Topol played the part more than 3,500 times on stage, most recently in 2009. With the help of heavy makeup and costume work, he first portrayed the much older, burlier dairyman in his 30s and quite literally aged into the role.

Topol has said his personal experience as the descendant of Russian Jews helped him relate to Tevye and deepen his performance.

Bond, Flash Gordon roles

In an interview with The Associated Press from his Tel Aviv home in 2015, on the occasion of accepting the Israel prize for lifetime achievement, Topol traced his meteoric rise from modest beginnings to worldwide fame.

“I wasn’t brought up in Hollywood. I was brought up in a kibbutz,” he said. “Sometimes I am surprised when I come to China or when I come to Tokyo or when I come to France or when I come wherever and the clerk at the immigration says ‘Topol, Topol, are you Topol?'”

Topol also starred in more than 30 other movies, including as the lead in Galileo, Dr. Hans Zarkov in Flash Gordon and James Bond’s foil-turned-ally Milos Columbo in For Your Eyes Only alongside Roger Moore in the Bond role.

But he became synonymous with just one role — Tevye. Pouring his heart out about his impoverished Jewish community over the years, Topol made audiences laugh and cry from Broadway and West End stages.

“How many people are known for one part? How many people in my profession are known worldwide?” he told The Associated Press. “I’m not complaining.”
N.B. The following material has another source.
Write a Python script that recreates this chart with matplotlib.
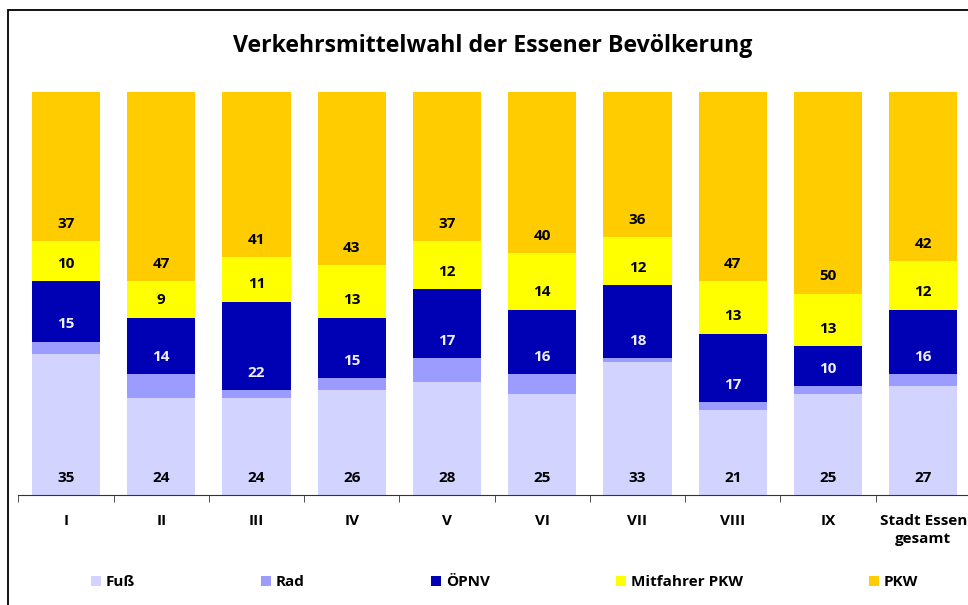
import matplotlib.pyplot as plt
from matplotlib.patches import Rectangle, Patch
import numpy as np

plt.rcParams['font.family'] = ['Open Sans', 'DejaVu Sans']
plt.rcParams['font.weight'] = 'bold'

# Data: share of trips per mode in percent
districts = ['I', 'II', 'III', 'IV', 'V', 'VI', 'VII', 'VIII', 'IX', 'Stadt Essen\ngesamt']
fuss = [35, 24, 24, 26, 28, 25, 33, 21, 25, 27]
rad = [3, 6, 2, 3, 6, 5, 1, 2, 2, 3]
oepnv = [15, 14, 22, 15, 17, 16, 18, 17, 10, 16]
mitfahrer = [10, 9, 11, 13, 12, 14, 12, 13, 13, 12]
pkw = [37, 47, 41, 43, 37, 40, 36, 47, 50, 42]

series = [('Fuß', fuss, '#D3D3FF', True, 'black'),
          ('Rad', rad, '#9C9CFF', False, 'black'),
          ('ÖPNV', oepnv, '#0000B4', True, '#EEEEFF'),
          ('Mitfahrer PKW', mitfahrer, '#FFFF00', True, 'black'),
          ('PKW', pkw, '#FFCC00', True, 'black')]

fig = plt.figure(figsize=(9.68, 6.05), dpi=100)
ax = fig.add_axes([18.4 / 968, 110 / 605, 952.5 / 968, 403 / 605])

x = np.arange(len(districts))
bottom = np.zeros(len(districts))
handles = []
for name, vals, color, show, tcolor in series:
    ax.bar(x, vals, bottom=bottom, width=0.715, color=color, edgecolor='none')
    if show:
        for xi, b, v in zip(x, bottom, vals):
            ax.annotate(str(v), xy=(xi, b), xytext=(0, 12.5), textcoords='offset points',
                        ha='center', va='center', fontsize=11, fontweight='bold', color=tcolor)
    bottom += np.array(vals)
    handles.append(Patch(facecolor=color, edgecolor='none', label=name))

ax.set_xlim(-0.5, len(districts) - 0.5)
ax.set_ylim(0, 100)
ax.set_yticks([])
for s in ['left', 'right', 'top']:
    ax.spines[s].set_visible(False)
ax.spines['bottom'].set_color('#333333')
ax.set_xticks(x)
ax.set_xticklabels(districts, fontsize=11, fontweight='bold', linespacing=1.35)
ax.tick_params(axis='x', which='major', length=0, pad=14)
ax.set_xticks(np.arange(len(districts)) - 0.5, minor=True)
ax.tick_params(axis='x', which='minor', length=5, direction='out', color='#333333')

fig.text(493 / 968, 1 - 46 / 605, 'Verkehrsmittelwahl der Essener Bevölkerung',
         ha='center', va='center', fontsize=16.7, fontweight='bold')

leg = fig.legend(handles=handles, loc='center left', bbox_to_anchor=(77 / 968, 1 - 582 / 605),
                 ncol=5, frameon=False, fontsize=11, handlelength=0.65, handleheight=0.65,
                 handletextpad=0.33, columnspacing=8.25)

# frame around the chart
fig.patches.append(Rectangle((8 / 968, -0.1), 1.2, 1 - 10 / 605 + 0.1, transform=fig.transFigure,
                             fill=False, edgecolor='black', linewidth=1.3))

fig.savefig('out.png', dpi=100)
Yet Topol said he sometimes needed to look outside of acting to find meaning in his life. He devoted much of his later years to charity as chairman of the board of Jordan River Village, a camp serving Middle Eastern children with life-threatening diseases.

“I am interested in charities and find it more fulfilling than running from one [acting] part to another,” he said. “When you are successful in a film and the money flows, yes, obviously, it is very nice. But to tell you that is the most important thing, I am not sure.”

Topol is survived by his wife and three children.